* **STATED GOAL**: Below are some records; work out how many of their lines contain "that" and give the number only.

* **SUPPLIED MATERIAL**:

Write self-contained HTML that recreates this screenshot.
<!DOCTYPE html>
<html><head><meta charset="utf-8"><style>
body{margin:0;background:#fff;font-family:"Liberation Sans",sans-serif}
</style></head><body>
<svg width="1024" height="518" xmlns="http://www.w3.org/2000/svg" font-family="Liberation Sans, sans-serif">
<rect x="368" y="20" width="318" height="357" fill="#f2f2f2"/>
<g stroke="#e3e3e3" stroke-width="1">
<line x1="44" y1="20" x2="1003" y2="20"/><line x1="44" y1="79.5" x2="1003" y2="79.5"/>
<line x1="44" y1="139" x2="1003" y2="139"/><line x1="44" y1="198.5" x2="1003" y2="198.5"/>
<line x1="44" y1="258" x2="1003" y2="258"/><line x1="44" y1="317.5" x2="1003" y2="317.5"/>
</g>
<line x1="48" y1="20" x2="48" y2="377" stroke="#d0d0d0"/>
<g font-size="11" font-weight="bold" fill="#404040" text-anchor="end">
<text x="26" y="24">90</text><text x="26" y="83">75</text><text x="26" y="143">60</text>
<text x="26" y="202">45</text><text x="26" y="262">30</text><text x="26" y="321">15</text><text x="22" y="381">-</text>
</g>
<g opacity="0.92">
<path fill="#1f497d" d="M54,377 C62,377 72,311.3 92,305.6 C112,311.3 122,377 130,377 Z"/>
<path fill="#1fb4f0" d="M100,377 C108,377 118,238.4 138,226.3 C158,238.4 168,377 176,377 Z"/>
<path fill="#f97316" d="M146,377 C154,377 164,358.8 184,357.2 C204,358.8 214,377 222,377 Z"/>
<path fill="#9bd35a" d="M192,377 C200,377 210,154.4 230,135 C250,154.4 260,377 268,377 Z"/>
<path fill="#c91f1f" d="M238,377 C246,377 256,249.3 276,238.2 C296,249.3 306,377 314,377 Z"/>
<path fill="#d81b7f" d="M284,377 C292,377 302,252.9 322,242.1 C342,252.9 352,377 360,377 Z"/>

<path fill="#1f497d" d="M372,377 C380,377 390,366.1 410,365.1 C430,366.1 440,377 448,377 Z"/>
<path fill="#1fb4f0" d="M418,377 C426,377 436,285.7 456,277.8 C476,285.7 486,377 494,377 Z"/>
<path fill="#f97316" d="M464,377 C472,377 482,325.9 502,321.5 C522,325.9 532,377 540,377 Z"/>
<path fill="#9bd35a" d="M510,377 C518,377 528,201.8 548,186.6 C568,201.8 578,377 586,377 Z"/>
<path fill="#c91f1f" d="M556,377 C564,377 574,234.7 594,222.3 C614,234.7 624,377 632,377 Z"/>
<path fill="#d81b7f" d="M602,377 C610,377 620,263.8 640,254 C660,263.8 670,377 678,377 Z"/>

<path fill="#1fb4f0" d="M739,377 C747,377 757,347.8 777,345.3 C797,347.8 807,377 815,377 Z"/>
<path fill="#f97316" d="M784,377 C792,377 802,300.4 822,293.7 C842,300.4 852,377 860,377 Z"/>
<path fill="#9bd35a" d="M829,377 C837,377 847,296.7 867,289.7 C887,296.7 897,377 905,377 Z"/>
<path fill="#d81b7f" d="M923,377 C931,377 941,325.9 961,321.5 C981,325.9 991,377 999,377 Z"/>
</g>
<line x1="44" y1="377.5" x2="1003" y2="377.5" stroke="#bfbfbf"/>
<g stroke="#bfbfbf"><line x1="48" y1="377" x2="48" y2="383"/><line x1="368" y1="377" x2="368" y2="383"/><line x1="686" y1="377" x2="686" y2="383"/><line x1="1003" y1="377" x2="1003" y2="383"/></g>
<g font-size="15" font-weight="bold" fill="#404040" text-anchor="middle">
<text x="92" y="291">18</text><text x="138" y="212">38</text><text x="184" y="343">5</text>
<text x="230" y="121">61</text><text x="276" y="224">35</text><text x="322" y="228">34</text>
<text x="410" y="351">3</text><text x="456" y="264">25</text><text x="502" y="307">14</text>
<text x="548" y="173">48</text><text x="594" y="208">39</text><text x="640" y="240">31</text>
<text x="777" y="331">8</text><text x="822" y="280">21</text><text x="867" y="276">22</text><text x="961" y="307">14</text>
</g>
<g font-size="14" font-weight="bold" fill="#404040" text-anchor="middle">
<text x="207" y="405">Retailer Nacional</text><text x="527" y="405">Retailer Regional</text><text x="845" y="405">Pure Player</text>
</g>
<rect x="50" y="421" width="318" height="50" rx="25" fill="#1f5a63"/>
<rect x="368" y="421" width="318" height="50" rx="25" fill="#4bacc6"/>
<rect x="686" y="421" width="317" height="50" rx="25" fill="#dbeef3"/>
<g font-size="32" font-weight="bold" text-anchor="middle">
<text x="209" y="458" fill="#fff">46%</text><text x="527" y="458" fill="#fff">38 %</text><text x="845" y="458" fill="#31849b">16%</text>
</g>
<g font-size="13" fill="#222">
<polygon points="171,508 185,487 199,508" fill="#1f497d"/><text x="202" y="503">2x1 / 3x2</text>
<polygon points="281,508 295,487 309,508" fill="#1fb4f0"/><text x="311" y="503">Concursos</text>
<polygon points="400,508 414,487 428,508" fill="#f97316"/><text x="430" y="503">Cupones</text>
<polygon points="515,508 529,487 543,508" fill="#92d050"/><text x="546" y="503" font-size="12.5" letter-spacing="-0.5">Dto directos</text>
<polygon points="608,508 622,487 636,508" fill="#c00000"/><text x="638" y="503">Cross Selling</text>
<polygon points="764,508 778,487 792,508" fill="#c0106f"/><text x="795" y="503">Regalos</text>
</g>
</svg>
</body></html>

* * *

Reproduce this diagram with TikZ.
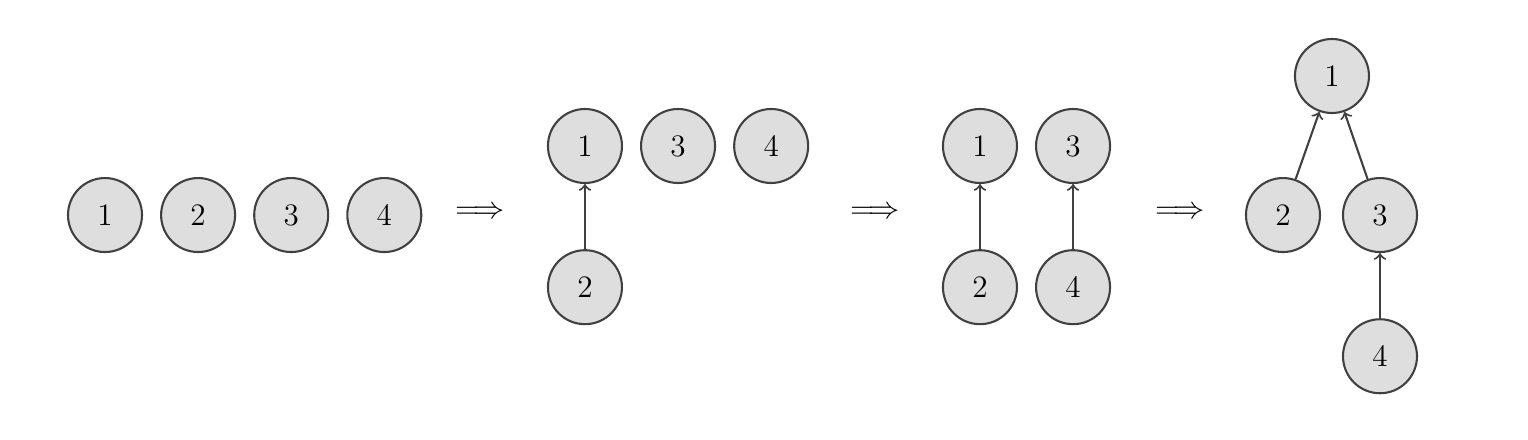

==

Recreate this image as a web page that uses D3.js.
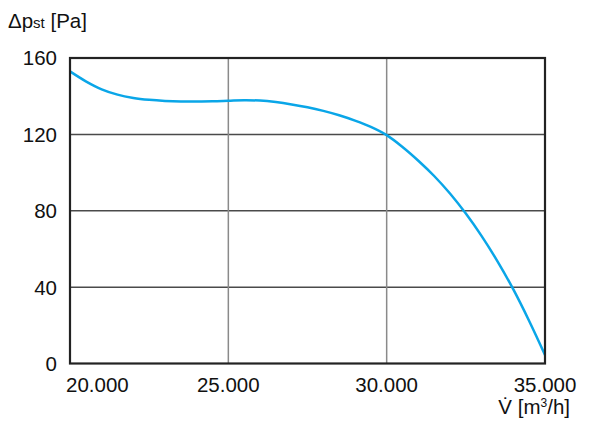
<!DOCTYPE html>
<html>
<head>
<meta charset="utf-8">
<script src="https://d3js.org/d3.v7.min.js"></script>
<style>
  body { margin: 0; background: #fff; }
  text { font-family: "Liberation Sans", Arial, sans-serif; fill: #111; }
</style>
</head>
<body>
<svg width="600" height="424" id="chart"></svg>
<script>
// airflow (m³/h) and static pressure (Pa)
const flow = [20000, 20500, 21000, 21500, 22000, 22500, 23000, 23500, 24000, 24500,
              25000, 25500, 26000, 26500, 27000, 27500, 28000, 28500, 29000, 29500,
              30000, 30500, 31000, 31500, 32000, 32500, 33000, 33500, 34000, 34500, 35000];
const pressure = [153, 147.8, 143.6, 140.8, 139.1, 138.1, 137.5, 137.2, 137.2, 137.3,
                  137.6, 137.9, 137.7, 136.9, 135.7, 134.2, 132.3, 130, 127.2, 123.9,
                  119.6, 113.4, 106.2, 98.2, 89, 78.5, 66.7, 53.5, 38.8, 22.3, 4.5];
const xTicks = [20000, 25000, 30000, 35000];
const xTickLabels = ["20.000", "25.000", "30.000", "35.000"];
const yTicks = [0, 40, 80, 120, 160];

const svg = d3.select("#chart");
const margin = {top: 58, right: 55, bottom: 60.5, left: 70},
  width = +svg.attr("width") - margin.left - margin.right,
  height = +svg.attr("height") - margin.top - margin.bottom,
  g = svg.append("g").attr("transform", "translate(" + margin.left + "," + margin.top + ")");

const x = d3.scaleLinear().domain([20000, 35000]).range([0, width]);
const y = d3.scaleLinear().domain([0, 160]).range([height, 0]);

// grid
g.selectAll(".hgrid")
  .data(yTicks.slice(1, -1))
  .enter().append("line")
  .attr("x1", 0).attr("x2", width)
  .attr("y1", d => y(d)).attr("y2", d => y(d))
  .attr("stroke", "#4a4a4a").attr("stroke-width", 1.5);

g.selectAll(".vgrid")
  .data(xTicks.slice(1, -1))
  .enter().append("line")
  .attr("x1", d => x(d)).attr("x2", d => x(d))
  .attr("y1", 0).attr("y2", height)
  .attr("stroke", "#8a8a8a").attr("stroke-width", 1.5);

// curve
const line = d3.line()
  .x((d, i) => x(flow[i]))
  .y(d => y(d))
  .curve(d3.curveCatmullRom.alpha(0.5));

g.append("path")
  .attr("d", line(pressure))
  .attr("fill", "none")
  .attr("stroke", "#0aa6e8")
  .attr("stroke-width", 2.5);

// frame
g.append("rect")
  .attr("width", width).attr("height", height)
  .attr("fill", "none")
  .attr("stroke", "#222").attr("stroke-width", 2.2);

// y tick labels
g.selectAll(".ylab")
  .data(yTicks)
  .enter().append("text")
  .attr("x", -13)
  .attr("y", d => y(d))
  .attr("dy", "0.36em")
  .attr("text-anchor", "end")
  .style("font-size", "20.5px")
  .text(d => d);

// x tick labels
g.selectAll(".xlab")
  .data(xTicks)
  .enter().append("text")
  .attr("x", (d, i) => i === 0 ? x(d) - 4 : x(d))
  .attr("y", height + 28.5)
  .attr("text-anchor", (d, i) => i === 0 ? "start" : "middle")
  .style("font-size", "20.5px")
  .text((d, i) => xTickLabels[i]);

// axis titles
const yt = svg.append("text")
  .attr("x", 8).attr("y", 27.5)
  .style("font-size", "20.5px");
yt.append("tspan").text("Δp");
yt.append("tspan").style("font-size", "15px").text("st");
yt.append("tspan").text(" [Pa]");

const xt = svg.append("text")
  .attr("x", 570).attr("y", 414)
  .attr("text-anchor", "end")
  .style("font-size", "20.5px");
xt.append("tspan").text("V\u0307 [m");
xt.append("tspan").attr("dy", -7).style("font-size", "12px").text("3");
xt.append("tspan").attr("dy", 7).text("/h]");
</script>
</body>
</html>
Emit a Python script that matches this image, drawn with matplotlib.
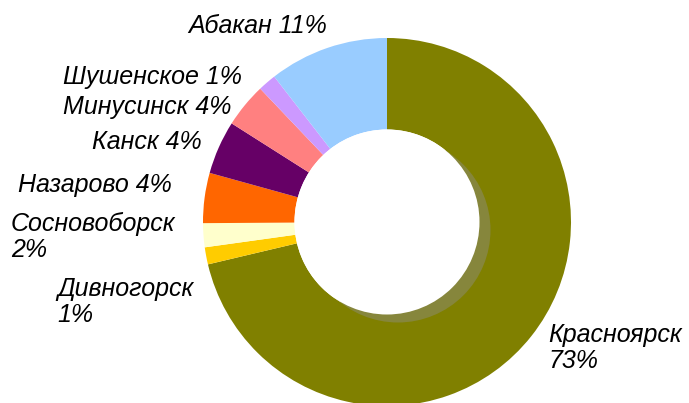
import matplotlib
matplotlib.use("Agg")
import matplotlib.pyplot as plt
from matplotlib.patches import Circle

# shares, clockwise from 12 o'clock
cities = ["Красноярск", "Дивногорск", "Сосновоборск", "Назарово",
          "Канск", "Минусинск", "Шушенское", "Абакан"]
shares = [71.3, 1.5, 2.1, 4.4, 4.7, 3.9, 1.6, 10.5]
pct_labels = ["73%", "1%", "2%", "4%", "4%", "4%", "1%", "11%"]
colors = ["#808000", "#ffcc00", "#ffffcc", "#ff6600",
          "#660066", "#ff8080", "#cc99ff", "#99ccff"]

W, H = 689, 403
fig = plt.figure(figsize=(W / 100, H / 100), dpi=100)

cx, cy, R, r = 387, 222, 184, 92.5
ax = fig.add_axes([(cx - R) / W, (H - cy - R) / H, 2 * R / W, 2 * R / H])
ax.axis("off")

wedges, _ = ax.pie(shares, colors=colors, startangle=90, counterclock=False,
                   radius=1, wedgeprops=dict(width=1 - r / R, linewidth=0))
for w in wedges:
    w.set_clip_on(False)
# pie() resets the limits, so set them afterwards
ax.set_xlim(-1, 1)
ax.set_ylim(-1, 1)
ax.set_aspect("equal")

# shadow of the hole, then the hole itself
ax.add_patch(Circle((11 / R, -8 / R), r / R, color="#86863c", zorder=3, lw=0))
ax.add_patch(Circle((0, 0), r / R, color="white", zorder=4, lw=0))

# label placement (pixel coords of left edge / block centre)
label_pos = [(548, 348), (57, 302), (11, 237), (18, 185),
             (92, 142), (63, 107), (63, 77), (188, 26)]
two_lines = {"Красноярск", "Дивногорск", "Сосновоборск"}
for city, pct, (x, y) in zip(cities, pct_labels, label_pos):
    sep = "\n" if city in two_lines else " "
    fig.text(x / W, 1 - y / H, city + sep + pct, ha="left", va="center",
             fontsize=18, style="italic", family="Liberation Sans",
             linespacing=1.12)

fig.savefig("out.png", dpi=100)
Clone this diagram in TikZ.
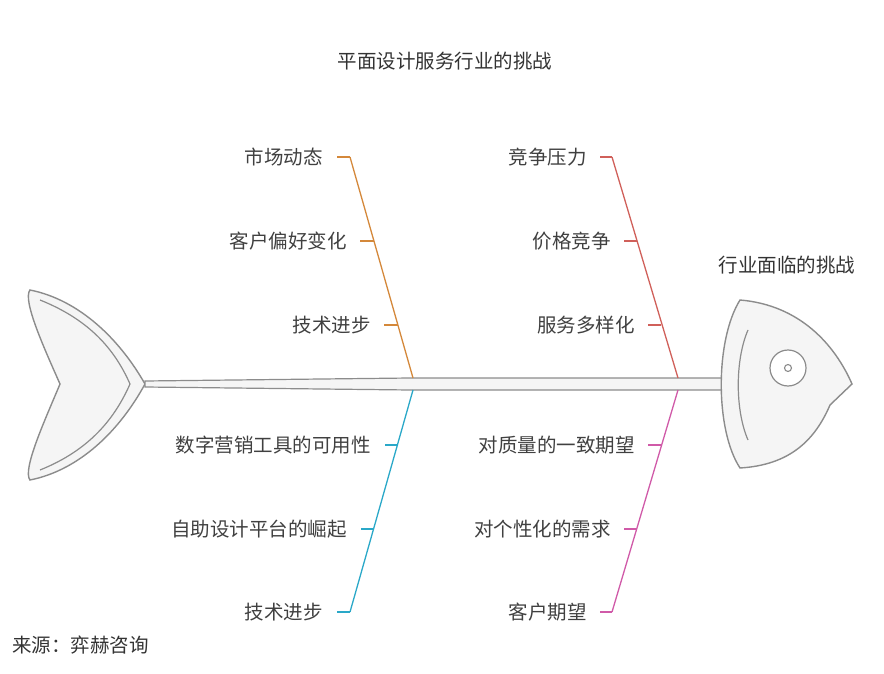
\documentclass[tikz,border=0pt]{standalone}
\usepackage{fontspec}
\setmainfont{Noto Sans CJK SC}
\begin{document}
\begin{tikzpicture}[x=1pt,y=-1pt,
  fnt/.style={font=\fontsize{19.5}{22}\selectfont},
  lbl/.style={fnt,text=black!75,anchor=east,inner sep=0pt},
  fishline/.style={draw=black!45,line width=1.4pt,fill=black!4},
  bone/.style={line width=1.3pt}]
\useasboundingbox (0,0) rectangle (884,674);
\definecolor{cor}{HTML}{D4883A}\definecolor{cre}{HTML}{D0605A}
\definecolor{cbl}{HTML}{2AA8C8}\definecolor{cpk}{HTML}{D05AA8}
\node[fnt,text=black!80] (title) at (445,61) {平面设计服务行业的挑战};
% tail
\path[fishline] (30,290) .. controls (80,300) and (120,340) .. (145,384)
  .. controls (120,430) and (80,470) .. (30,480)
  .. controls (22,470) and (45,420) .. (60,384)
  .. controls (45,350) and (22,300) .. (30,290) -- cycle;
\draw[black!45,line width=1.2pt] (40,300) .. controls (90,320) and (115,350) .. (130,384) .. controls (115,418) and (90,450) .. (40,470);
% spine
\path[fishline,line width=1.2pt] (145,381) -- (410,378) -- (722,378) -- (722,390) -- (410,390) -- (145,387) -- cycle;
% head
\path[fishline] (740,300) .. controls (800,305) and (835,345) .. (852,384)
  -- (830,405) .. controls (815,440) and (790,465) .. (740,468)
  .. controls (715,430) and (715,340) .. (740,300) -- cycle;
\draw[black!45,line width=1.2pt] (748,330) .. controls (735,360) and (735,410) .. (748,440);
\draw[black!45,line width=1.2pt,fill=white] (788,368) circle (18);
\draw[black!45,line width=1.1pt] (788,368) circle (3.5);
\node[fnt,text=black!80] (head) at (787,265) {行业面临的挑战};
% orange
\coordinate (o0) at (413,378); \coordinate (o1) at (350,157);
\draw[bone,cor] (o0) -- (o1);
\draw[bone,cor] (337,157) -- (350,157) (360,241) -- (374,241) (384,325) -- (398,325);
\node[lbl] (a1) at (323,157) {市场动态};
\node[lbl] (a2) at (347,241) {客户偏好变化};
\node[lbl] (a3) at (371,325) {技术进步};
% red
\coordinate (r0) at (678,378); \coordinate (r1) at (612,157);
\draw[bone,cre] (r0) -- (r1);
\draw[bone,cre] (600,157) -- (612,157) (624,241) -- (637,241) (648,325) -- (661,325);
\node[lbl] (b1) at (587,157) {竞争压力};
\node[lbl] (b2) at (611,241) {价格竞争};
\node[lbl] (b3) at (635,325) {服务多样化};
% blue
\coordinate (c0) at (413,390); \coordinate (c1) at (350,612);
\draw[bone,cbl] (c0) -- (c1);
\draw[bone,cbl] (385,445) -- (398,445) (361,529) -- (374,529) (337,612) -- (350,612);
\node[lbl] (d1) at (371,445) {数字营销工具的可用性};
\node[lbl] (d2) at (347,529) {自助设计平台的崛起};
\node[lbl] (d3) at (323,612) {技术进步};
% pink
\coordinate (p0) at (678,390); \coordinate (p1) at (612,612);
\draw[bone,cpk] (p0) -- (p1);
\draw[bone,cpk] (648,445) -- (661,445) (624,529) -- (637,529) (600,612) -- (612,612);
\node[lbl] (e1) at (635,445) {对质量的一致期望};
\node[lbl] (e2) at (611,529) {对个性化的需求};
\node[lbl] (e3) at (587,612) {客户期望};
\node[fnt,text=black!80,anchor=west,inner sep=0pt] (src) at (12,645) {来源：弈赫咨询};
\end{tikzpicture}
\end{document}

* **WRITTEN RESPONSE**: 3